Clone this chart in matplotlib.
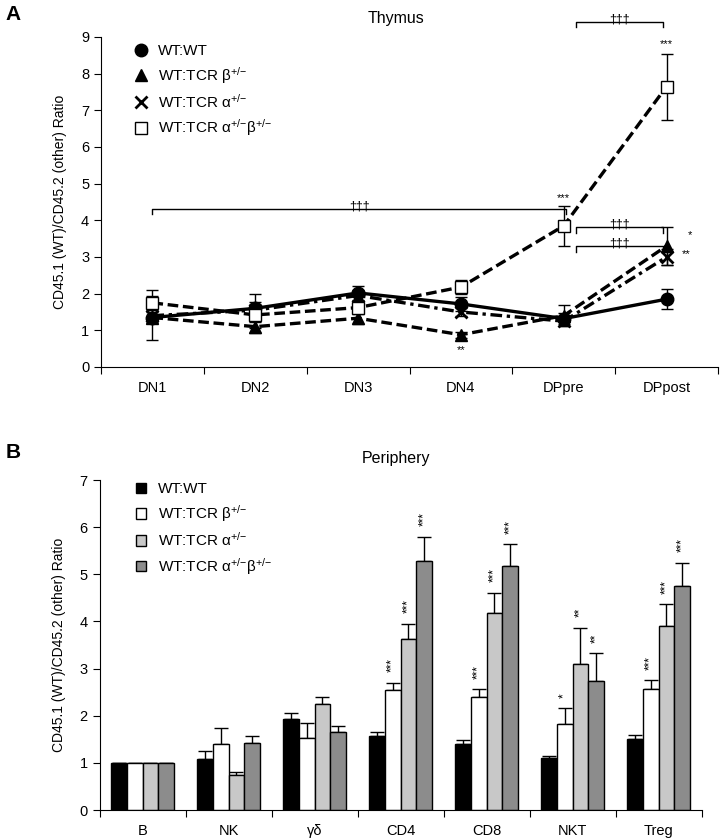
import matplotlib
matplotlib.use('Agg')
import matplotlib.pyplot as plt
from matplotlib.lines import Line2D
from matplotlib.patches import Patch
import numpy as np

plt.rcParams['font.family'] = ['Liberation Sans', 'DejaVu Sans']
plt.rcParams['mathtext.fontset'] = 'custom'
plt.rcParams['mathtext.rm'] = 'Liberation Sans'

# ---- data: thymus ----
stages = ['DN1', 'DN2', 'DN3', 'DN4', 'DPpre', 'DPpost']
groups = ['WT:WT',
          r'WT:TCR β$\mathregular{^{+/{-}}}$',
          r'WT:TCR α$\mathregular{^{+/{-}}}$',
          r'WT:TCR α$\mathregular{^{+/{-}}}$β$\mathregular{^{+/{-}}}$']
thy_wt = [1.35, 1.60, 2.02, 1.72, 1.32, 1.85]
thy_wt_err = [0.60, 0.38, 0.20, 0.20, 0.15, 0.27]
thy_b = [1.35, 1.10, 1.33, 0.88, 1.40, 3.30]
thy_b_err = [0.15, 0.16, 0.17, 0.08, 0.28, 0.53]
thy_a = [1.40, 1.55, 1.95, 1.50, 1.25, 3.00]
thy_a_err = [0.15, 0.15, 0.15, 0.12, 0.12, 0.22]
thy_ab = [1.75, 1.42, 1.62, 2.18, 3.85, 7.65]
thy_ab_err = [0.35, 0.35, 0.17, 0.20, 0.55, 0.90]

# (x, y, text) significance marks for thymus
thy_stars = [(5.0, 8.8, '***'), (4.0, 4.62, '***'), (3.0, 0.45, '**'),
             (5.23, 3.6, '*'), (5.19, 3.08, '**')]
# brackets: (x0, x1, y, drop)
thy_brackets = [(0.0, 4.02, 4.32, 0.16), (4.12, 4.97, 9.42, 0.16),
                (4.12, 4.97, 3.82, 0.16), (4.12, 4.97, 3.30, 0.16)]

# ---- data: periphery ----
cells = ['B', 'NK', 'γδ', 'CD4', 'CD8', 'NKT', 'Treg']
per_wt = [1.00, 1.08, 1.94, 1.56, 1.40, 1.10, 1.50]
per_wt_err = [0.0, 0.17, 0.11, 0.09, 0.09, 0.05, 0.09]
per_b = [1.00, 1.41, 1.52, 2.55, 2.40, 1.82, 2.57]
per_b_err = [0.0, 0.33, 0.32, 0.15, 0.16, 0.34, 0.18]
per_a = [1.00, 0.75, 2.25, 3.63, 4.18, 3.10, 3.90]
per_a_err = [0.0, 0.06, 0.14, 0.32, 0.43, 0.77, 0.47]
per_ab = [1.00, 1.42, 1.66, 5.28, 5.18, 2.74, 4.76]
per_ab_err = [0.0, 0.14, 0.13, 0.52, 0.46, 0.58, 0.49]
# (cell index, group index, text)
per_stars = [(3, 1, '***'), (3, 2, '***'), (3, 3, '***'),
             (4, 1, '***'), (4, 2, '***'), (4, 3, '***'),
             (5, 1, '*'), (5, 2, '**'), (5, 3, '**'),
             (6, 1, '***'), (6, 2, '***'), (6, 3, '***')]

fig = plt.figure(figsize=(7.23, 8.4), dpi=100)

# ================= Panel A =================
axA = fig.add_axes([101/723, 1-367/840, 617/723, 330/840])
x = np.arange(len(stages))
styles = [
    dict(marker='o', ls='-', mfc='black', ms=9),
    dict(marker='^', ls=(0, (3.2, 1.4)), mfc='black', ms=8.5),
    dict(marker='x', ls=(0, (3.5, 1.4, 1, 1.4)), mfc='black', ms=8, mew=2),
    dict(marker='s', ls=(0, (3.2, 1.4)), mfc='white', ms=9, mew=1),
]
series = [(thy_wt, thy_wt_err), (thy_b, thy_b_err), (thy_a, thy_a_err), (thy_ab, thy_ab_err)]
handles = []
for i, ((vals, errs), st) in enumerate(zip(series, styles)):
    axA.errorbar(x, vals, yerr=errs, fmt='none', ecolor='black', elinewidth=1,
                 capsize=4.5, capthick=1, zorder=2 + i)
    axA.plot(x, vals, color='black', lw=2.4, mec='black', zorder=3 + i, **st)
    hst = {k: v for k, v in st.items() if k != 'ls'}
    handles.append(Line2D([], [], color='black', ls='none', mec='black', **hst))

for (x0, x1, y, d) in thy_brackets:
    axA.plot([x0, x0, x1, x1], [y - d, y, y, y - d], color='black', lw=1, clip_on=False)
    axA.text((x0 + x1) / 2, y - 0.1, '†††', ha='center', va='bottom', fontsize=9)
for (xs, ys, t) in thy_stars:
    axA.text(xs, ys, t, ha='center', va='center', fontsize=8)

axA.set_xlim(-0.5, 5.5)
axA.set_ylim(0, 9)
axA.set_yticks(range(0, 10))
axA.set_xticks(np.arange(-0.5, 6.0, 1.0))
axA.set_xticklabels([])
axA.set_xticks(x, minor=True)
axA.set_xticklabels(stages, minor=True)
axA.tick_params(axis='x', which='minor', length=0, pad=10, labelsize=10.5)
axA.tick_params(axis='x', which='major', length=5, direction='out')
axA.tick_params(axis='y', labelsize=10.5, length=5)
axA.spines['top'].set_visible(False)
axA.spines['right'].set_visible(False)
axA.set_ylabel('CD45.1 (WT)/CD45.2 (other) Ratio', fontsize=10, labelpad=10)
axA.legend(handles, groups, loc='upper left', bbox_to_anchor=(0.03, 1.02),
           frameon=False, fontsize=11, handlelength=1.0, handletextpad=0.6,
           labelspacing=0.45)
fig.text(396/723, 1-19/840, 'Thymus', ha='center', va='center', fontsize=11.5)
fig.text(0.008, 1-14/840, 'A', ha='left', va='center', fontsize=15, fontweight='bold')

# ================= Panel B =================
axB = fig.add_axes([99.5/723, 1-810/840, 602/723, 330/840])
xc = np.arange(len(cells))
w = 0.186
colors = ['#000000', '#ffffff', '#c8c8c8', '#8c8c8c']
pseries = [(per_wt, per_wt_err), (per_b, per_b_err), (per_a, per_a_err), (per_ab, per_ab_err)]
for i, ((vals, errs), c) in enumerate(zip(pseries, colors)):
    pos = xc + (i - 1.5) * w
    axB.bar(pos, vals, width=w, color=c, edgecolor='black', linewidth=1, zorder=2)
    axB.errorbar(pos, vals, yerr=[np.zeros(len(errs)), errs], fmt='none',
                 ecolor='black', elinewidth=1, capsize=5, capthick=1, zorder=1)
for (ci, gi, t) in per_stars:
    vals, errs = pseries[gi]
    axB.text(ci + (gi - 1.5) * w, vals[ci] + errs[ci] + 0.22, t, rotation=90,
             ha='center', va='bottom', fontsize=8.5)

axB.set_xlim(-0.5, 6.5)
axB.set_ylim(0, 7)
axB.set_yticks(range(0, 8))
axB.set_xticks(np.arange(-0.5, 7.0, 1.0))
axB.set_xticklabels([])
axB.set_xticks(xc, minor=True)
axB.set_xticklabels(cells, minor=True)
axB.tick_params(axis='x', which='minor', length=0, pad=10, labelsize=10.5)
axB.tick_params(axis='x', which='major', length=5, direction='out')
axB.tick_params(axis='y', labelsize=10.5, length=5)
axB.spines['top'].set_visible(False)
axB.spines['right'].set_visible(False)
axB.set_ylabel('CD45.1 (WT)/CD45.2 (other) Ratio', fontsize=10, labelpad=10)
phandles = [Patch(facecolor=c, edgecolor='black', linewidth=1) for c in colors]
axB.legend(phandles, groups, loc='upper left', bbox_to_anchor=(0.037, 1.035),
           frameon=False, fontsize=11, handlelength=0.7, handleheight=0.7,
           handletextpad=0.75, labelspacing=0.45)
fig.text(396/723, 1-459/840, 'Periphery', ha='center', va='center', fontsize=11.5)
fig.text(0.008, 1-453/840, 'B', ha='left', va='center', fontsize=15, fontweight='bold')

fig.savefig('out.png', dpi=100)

# # #

*WRITTEN TASK*. Copy exactly the lines running from the beginning of the listing through the line that has "plt.rcParams['mathtext.rm'] = 'Liberation". Drop the pictures.

*ANSWER TO THE TASK*.
Clone this chart in matplotlib.
import matplotlib
matplotlib.use('Agg')
import matplotlib.pyplot as plt
from matplotlib.lines import Line2D
from matplotlib.patches import Patch
import numpy as np

plt.rcParams['font.family'] = ['Liberation Sans', 'DejaVu Sans']
plt.rcParams['mathtext.fontset'] = 'custom'
plt.rcParams['mathtext.rm'] = 'Liberation Sans'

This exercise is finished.